Submission Tips and Hints
We get several submissions every day, but we don’t often have an opportunity to look through the emails we get until perhaps a few days later. So, by the time we start looking through our submissions, we have a lot of bands to check out.
When you send an email submission, you should try to treat it like you’re submitting a résumé for a job opening — the big thing that we want to know is: “What makes your band/album/event/etc. different from the others?” We’re not interested in giving a straight-up bad review, we want to talk about groups and events and albums that are new, unique or creative, and point out things that appeal to us or that we think others would enjoy.
While we can’t make any guarantees that we’ll talk about your band if you follow these steps (they’re purely voluntary and informative), it’ll certainly help us notice your submission. And, the more likely we are to notice your submission, the more likely we are to talk about it. We hope that you find these tips and hints helpful:
Provide some of your hit/best/favorite songs as MP3 attachments.
Pretty much all of them have links to the submitting band’s website, and almost all of them have links to some sample songs. When every email says “Here’s our website, check it out,” with two or three links included, there’s nothing to set you apart since almost all of our emails look exactly the same. While it’s good that many of the emails we receive have links to songs hosted online, there are occasions where we have found an interesting band but the links no longer work for some reason or another. By sending copies of sample songs as attachments (1-3 songs would be best in order to provide some variety of your music), we have a copy we can refer to in the future.
Avoid sending mass-emails with BCC:’d recipients.

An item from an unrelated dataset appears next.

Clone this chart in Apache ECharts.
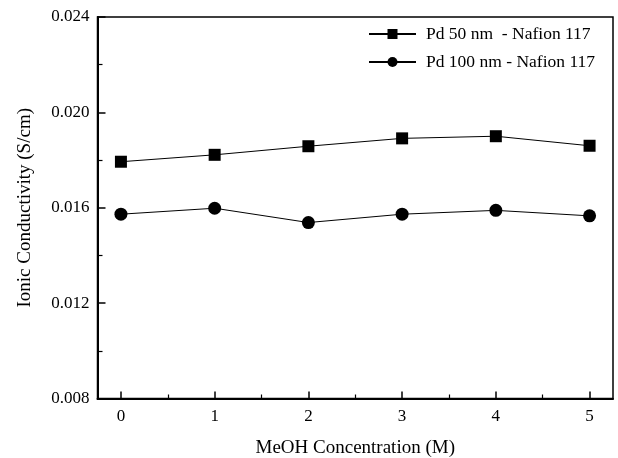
<!DOCTYPE html>
<html>
<head>
<meta charset="utf-8">
<script src="https://cdn.jsdelivr.net/npm/echarts@6/dist/echarts.min.js"></script>
<style>
html,body{margin:0;padding:0;background:#fff;}
#chart{width:618px;height:458px;}
</style>
</head>
<body>
<div id="chart"></div>
<script>
var concentrations = [0, 1, 2, 3, 4, 5];
var pd50 = [0.01793, 0.01822, 0.01858, 0.01891, 0.01900, 0.01860];
var pd100 = [0.01573, 0.01598, 0.01538, 0.01573, 0.01589, 0.01566];
var xTicks = [0, 1, 2, 3, 4, 5];
var xMinorTicks = [0.5, 1.5, 2.5, 3.5, 4.5];
var seriesNames = ['Pd 50 nm  - Nafion 117', 'Pd 100 nm - Nafion 117'];

var FONT = '"Liberation Serif", "Times New Roman", serif';
function pairs(xs, ys) { return xs.map(function (x, i) { return [x, ys[i]]; }); }

var chart = echarts.init(document.getElementById('chart'), null, {renderer: 'canvas'});
chart.setOption({
  backgroundColor: '#fff',
  animation: false,
  grid: {left: 97.5, right: 5, top: 17, bottom: 59.5, show: true, borderColor: '#000', borderWidth: 1.5, backgroundColor: 'transparent', containLabel: false, outerBoundsMode: 'none'},
  legend: {
    orient: 'vertical', left: 363, top: 20, itemWidth: 47, itemHeight: 12.5, itemGap: 10,
    textStyle: {fontFamily: FONT, fontSize: 17.5, color: '#000', padding: [0, 0, 0, 5]},
    data: seriesNames
  },
  xAxis: [{
    type: 'value', min: -0.25, max: 5.25,
    name: 'MeOH Concentration (M)', nameLocation: 'middle', nameGap: 40,
    nameTextStyle: {fontFamily: FONT, fontSize: 19, color: '#000'},
    axisLine: {show: true, onZero: false, lineStyle: {color: '#000', width: 2}},
    axisTick: {show: true, inside: true, length: 7, customValues: xTicks, lineStyle: {color: '#000', width: 1.5}},
    axisLabel: {customValues: xTicks, fontFamily: FONT, fontSize: 17, color: '#000', margin: 10},
    splitLine: {show: false}
  }, {
    type: 'value', min: -0.25, max: 5.25, position: 'bottom',
    axisLine: {show: false, onZero: false},
    axisTick: {show: true, inside: true, length: 4, customValues: xMinorTicks, lineStyle: {color: '#000', width: 1.2}},
    axisLabel: {show: false, customValues: xMinorTicks},
    splitLine: {show: false}
  }],
  yAxis: {
    type: 'value', min: 0.008, max: 0.024, interval: 0.004,
    name: 'Ionic Conductivity (S/cm)', nameLocation: 'middle', nameGap: 63,
    nameTextStyle: {fontFamily: FONT, fontSize: 19, color: '#000'},
    axisLine: {show: true, onZero: false, lineStyle: {color: '#000', width: 2}},
    axisTick: {show: true, inside: true, length: 8, lineStyle: {color: '#000', width: 1.5}},
    minorTick: {show: true, splitNumber: 2, length: 5, lineStyle: {color: '#000', width: 1.2}},
    axisLabel: {fontFamily: FONT, fontSize: 17, color: '#000', margin: 8, formatter: function (v) { return v.toFixed(3); }},
    splitLine: {show: false},
    minorSplitLine: {show: false}
  },
  series: [{
    name: seriesNames[0], type: 'line', xAxisIndex: 0,
    data: pairs(concentrations, pd50),
    symbol: 'rect', symbolSize: 12,
    lineStyle: {color: '#000', width: 1},
    itemStyle: {color: '#000'}
  }, {
    name: seriesNames[1], type: 'line', xAxisIndex: 0,
    data: pairs(concentrations, pd100),
    symbol: 'circle', symbolSize: 13,
    lineStyle: {color: '#000', width: 1},
    itemStyle: {color: '#000'}
  }]
});
</script>
</body>
</html>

In order to keep things organized with our regular day-to-day email, we’ve set up filters to sort any emails for Radio KRUD into separate folders. This way, when we have a chance to check through some of our most recent submissions, we check through this folder to see what’s new. Sometimes, people send out generic, mass-emails (probably to multiple musicblogs) with everybody blind carbon-copied. The problem with this is that any emails we receive this way are a) not addressed to us, and b) have no mention of our musicblog, and so stay mixed in with our regular personal or business email. When we finally come across these messages, the first thing we expect them to be are spam messages that the spam filters didn’t catch. And, if we haven’t deleted it in the first few seconds because of that, then we’re likely to delete or ignore the email since it wasn’t sent to us specifically.